The passage of the bill has created a firestorm of protest, but protests are unlikely to make any difference, at least in the short term.
“Residence” and “domicile” are different legal concepts. Residence is pretty clear- that you live in the location. Domicile is a wider concept. In law there are essentially two types of domicile. One is a domicile of choice: a person has chosen to be a permanent resident somewhere, for example in NSW. The other is domicile of origin: a person was born in NSW, and has not adopted a domicile of choice, because for example they travel around the world, or they have abandoned their domicile of choice, and keep their domicile of origin. Such a person, who does not live in NSW, will be caught up in this legislation. The Wikipedia article on domicile is a useful starting point.
If in doubt, get advice. I am happy to provide advice to those in NSW about the effect of the changes.
Australian Capital Territory
Legislation: Parentage Act 2004
Status: Commercial surrogacy banned anywhere in the world.
Commercial surrogacy is banned in the ACT. The law does this by:
-banning commercial substitute parentage agreements
-banning the advertising for surrogacy
-banning the procuring of commercial substitute parentage agreements
-banning the facilitation of pregnancy
It is an offence for ACT residents to engage in any of these anywhere in the world “if, when the offence is committed, the person who commits the offence is ordinarily resident in the ACT”.
Legislation: Assisted Reproductive Treatment Act 2008
Status: Commercial surrogacy banned only in Victoria.
Commercial surrogacy including overseas commercial surrogacy was banned under the Infertility Treatment Act 1995 [PDF]. That Act was repealed on 1 January 2010, with the coming into force of the Assisted Reproductive Treatment Act 2008.
The 2008 Act bans commercial surrogacy in Victoria, but does not ban Victorians from accessing overseas commercial surrogacy clinics.
Law: Surrogacy Contract Acts 1993
Status: Commercial surrogacy banned only in Tasmania.
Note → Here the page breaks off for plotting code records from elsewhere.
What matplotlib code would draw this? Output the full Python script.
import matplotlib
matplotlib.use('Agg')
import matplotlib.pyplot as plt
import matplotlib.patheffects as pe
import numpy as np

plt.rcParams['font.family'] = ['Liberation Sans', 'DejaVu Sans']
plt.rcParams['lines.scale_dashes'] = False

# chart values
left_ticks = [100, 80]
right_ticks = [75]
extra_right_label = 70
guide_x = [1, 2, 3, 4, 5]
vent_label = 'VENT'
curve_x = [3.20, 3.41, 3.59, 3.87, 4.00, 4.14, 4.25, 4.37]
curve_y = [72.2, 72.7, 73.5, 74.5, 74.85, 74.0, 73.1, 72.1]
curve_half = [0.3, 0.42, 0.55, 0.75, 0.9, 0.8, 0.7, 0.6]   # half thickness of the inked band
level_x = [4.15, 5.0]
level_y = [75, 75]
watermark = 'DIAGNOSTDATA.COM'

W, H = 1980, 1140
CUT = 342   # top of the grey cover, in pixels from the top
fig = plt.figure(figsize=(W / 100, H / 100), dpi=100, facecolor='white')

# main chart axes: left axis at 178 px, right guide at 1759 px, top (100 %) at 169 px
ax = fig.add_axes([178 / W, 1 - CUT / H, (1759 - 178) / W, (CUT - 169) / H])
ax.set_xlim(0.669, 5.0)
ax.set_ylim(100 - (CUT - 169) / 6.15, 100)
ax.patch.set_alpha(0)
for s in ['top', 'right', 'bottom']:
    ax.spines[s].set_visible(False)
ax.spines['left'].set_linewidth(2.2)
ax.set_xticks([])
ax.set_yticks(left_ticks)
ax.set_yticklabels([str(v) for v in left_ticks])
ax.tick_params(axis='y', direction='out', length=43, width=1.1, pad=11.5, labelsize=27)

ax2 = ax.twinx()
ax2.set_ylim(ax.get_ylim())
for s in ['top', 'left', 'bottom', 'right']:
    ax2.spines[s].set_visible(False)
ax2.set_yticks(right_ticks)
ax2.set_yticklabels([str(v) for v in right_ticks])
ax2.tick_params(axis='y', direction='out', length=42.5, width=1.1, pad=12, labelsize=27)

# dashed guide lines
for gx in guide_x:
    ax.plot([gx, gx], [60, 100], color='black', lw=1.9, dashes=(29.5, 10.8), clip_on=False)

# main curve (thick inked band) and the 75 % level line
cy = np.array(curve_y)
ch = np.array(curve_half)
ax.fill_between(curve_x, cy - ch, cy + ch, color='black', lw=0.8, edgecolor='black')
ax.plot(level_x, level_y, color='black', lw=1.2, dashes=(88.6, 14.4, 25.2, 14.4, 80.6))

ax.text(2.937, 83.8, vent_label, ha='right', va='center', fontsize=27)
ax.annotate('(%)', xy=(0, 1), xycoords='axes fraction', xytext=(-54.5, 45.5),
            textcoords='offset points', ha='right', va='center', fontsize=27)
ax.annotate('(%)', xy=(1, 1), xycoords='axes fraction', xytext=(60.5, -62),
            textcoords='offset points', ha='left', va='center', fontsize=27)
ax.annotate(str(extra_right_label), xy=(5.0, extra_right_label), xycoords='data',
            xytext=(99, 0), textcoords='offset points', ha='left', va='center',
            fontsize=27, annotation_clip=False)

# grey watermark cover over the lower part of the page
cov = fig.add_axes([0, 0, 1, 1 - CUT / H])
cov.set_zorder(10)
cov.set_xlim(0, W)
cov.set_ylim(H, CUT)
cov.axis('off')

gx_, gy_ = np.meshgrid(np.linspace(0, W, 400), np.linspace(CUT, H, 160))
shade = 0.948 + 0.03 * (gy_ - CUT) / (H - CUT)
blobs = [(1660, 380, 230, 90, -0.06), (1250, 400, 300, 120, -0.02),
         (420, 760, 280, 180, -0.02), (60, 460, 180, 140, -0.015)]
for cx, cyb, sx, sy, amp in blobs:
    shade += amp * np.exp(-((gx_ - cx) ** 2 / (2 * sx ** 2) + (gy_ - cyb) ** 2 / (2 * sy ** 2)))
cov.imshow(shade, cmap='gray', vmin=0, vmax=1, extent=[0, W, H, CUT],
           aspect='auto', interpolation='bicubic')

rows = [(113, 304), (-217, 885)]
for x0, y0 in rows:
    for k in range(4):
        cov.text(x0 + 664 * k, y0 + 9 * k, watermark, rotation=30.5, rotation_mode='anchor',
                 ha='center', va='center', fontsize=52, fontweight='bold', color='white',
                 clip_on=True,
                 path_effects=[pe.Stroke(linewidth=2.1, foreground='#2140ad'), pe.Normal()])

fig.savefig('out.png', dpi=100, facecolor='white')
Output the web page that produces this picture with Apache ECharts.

Commercial surrogacy is banned. The Act does not ban Tasmanians from accessing overseas commercial surrogacy clinics.
Legislation: Family Relationships Act 1975
Status: Commercial surrogacy banned only in South Australia.
Commercial surrogacy is banned, including payment and advertising for surrogacy. There is no restriction on South Australians attending overseas commercial surrogacy clinics.
The Statutes Amendment (Surrogacy) Act 2009 (which in turn has been amended) is still waiting to commence. It amends the 1975 Act. Commercial surrogacy remains banned. There is no restriction on South Australians attending overseas commercial surrogacy clinics.
Western Australia 2008
Legislation: Surrogacy Act 2008
Status: Commercial surrogacy banned only in WA. However, WA regulator threatened with prosecution those mentioning overseas commercial surrogacy clinics.
Commercial surrogacy is banned, including advertising or making the arrangement.
It is an offence to facilitate a commercial surrogacy arrangement:
“(1)A person who provides a service knowing that the service is to facilitate a surrogacy arrangement that is for reward commits a crime except in the circumstances described in subsection (2).
(2) It is not an offence against subsection (1) if the service is a health service provided to the birth mother after she has become pregnant. “
The nature of this offence extends beyond health professionals, and might include, for example, brokers for overseas commercial surrogacy clinics.
The ban on accessing commercial surrogacy does not extend to attending overseas commercial surrogacy clinics.
Status: Commercial surrogacy legal (but non-existent). Legal for Territorians to access overseas commercial surrogacy clinics.
There is no legislation covering NT citizens. It is therefore not an offence for a Territorian to go to commercial surrogacy clinics.There are no such clinics in the NT. It is not an offence for a Territorian to go to an overseas commercial surrogacy clinic.